You’ll need a fold down rear sight instead of the fixed one in the suggested “I don’t have a pot to piss in” option.  For $70.00 from primary arms, you can snag a Troy fold down rear sight when they go on sale.  So that increases your original bill of materials by $20.00.  If you like the MATech USGI you can pick those up for $40 to $50 on ebay, either keeping your bill of materials the same with the rear sight or improving on the cost savings.

Why the red dot?  Well, it’s a 2” dot at 100 yards.  Passed 50 yards it’s parallax free, which means the red dot does not have to be centered in the housing when you fire the round in order to hit what your aiming at.  Essentially, no matter the position of the red dot in the housing, whatever it covers in your sight picture when the round is fired is what it will hit.  While it won’t completely correct for poor shooting fundamentals, it will help novice shooters in hard times who have a crappy cheek weld hit what they’re aiming at.

I would pass on all the other red dots “out there”.  Primary arms makes an Advanced Micro-Dot that’s pretty tough, but again, it’s no Aimpoint.


The “I have a pot to piss in AND toilet paper and hand sanitizer” Woo Hoo!

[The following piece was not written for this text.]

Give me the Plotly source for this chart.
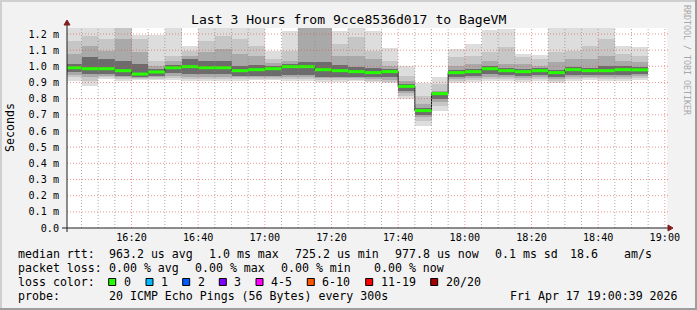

Option: 

Price Tag:  $1500 to $1600

“If you have the means, I highly recommend picking one up” . . .


Free Floating barrel uppers can be had for $299 to $399.  This allows you to put a variable optic on your AR, with fold down front and rear sights.  Variable optics in 1X4 or 1X6 power really do the “general purpose” thing.  1X lends itself to speed in close range situations and 4-6X allows you to have better shot placement.  Vortex, Burris, Leupold, Millet are just a few brands out there that make a tough but affordable 30mm AR optic.  I like the Vortex “strike eagle”.  Your mileage may vary.

American Defense makes an excellent and affordable “Recon” mount for about $169.99 shipped.  If you were to go with the 1×6 Vortex Strike Eagle and American defense mount, you’re looking at $470.00 out the door.

You’ll need to add a front fold down sight for your free floating flat rail AR upper.  Again, you can find the Troy Industries version for about $70.00.

What’s nice is that this is set up for not only personal defense in SHTF but it works as a wonderful coyote hunting rifle, given proper ammo selection.


Bottom Line:

While you can spend $3000 or more on an AR.  It’s not necessary.  What is necessary?  Inherent accuracy.  Reliability.  Practice.  Lots of practice, shooting from many different field expedient positions.  I’ve given a couple AR build options.  Iron sights can be used up close and out to intermediate ranges with practice.  So can 2 MOA red dots.  So can variable optics.  Do you need an ACOG?  Nope.  Are they great pieces?  They sure are.

Stay away from crap NC-Star and Air-soft quality “upgrades”.  They are actually “downgrades” at best and liabilities more accurately.

These aren’t all the options out in the “parts saturated AR market”.  But hopefully it’s become obvious that $800 to $1600 will get you a very reliable defensive carbine if you are savvy.  Use that extra money to invest in practice ammo.

Thanks for stopping by,







6 thoughts on “So, you want a carbine . . .

  1. It gets a little spendy when you have two sons and a wife and everybody should have back up rifle, right! Plus pistols, holsters and ammo. Good thing is you can get a volume discount and a Christmas card from your gun dealer.